Task statement:
Every line below that holds the string "matplotlib" should be copied out.

Raw data:
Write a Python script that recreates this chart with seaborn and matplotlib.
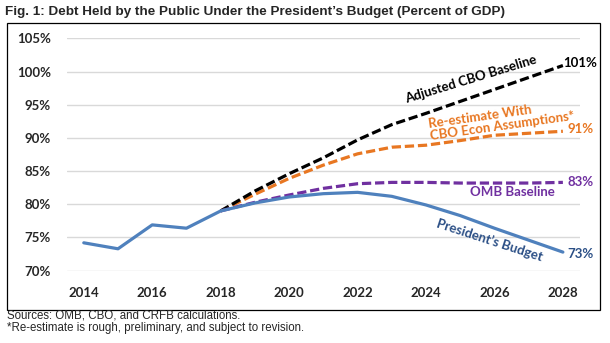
import matplotlib
matplotlib.use("Agg")
import matplotlib.pyplot as plt
import seaborn as sns
import pandas as pd
from matplotlib.patches import Rectangle

# ---- data ----
years_hist = [2014, 2015, 2016, 2017, 2018, 2019, 2020, 2021, 2022, 2023, 2024, 2025, 2026, 2027, 2028]
presidents_budget = [74.2, 73.3, 76.9, 76.4, 79.0, 80.2, 81.1, 81.6, 81.8, 81.2, 79.9, 78.3, 76.4, 74.6, 72.8]

years_proj = [2018, 2019, 2020, 2021, 2022, 2023, 2024, 2025, 2026, 2027, 2028]
omb_baseline = [79.0, 80.3, 81.4, 82.4, 83.1, 83.3, 83.3, 83.2, 83.2, 83.2, 83.3]
reestimate_cbo_econ = [79.0, 81.5, 83.9, 85.9, 87.6, 88.6, 88.9, 89.6, 90.4, 90.7, 91.0]
adjusted_cbo = [79.0, 82.0, 84.6, 87.0, 89.7, 92.0, 93.7, 95.5, 97.3, 99.1, 100.9]

x_ticks = [2014, 2016, 2018, 2020, 2022, 2024, 2026, 2028]
y_ticks = [70, 75, 80, 85, 90, 95, 100, 105]
y_tick_labels = ["70%", "75%", "80%", "85%", "90%", "95%", "100%", "105%"]

title = "Fig. 1: Debt Held by the Public Under the President\u2019s Budget (Percent of GDP)"
footnotes = ["Sources: OMB, CBO, and CRFB calculations.",
             "*Re-estimate is rough, preliminary, and subject to revision."]

BLUE = "#4F81BD"
BLUE_TXT = "#2B4F86"
ORANGE = "#E87722"
PURPLE = "#7030A0"
BLACK = "#000000"

sns.set_style("white")
plt.rcParams["font.family"] = ["Lato", "DejaVu Sans"]

fig = plt.figure(figsize=(6.1, 3.43), dpi=100)
ax = fig.add_axes([0.1093, 0.2108, 0.8415, 0.6775])

dash = (0, (2.9, 1.2))
sns.lineplot(x=years_proj, y=reestimate_cbo_econ, ax=ax, color=ORANGE, linewidth=2.3, linestyle=dash)
sns.lineplot(x=years_proj, y=adjusted_cbo, ax=ax, color=BLACK, linewidth=2.3, linestyle=dash)
sns.lineplot(x=years_proj, y=omb_baseline, ax=ax, color=PURPLE, linewidth=2.3, linestyle=dash)
sns.lineplot(x=years_hist, y=presidents_budget, ax=ax, color=BLUE, linewidth=2.3)

ax.set_xlim(2013.5, 2028.5)
ax.set_ylim(70, 105)
ax.set_yticks(y_ticks)
ax.set_yticklabels(y_tick_labels)
ax.set_xticks(x_ticks)
ax.set_xticklabels([str(y) for y in x_ticks])
ax.grid(axis="y", color="#D9D9D9", linewidth=1)
ax.grid(axis="x", visible=False)
for s in ax.spines.values():
    s.set_visible(False)
ax.tick_params(axis="both", length=0, labelsize=9.5)
ax.tick_params(axis="y", pad=11.5)
ax.tick_params(axis="x", pad=12)
for lab in ax.get_xticklabels() + ax.get_yticklabels():
    lab.set_fontweight("bold")
ax.set_xlabel("")
ax.set_ylabel("")
ax.set_axisbelow(True)

# end labels
def end_label(val, txt, color, off):
    ax.annotate(txt, xy=(2028, val), xytext=(off, 0), textcoords="offset points",
                ha="left", va="center", fontsize=9.5, fontweight="bold", color=color,
                annotation_clip=False)

end_label(101.3, "101%", BLACK, 0)
end_label(91.4, "91%", ORANGE, 3.5)
end_label(83.3, "83%", PURPLE, 3.5)
end_label(72.5, "73%", BLUE_TXT, 3.5)

ax.text(2025.31, 98.9, "Adjusted CBO Baseline", rotation=17, ha="center", va="center",
        fontsize=9.5, fontweight="bold", color=BLACK, rotation_mode="anchor")
ax.text(2026.2, 92.7, "Re-estimate With\nCBO Econ Assumptions*", rotation=8, ha="center", va="center",
        multialignment="left", fontsize=9.5, fontweight="bold", color=ORANGE,
        rotation_mode="anchor", linespacing=0.95)
ax.text(2026.52, 81.85, "OMB Baseline", ha="center", va="center",
        fontsize=9.5, fontweight="bold", color=PURPLE)
ax.text(2025.86, 74.6, "President\u2019s Budget", rotation=-18, ha="center", va="center",
        fontsize=9.5, fontweight="bold", color=BLUE_TXT, rotation_mode="anchor")

# border box
fig.patches.append(Rectangle((0.011, 0.0953), 0.9726, 0.8385, transform=fig.transFigure,
                             fill=False, edgecolor="black", linewidth=0.9))

fig.text(0.008, 0.965, title, ha="left", va="center", fontsize=9.7, fontweight="bold",
         family=["Liberation Sans", "DejaVu Sans"])
fig.text(0.011, 0.0796, footnotes[0], ha="left", va="center", fontsize=8.3,
         family=["Liberation Sans", "DejaVu Sans"])
fig.text(0.011, 0.0437, footnotes[1], ha="left", va="center", fontsize=8.3,
         family=["Liberation Sans", "DejaVu Sans"])

fig.savefig("out.png", dpi=100)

Output below:
Write a Python script that recreates this chart with seaborn and matplotlib.
import matplotlib
matplotlib.use("Agg")
import matplotlib.pyplot as plt
from matplotlib.patches import Rectangle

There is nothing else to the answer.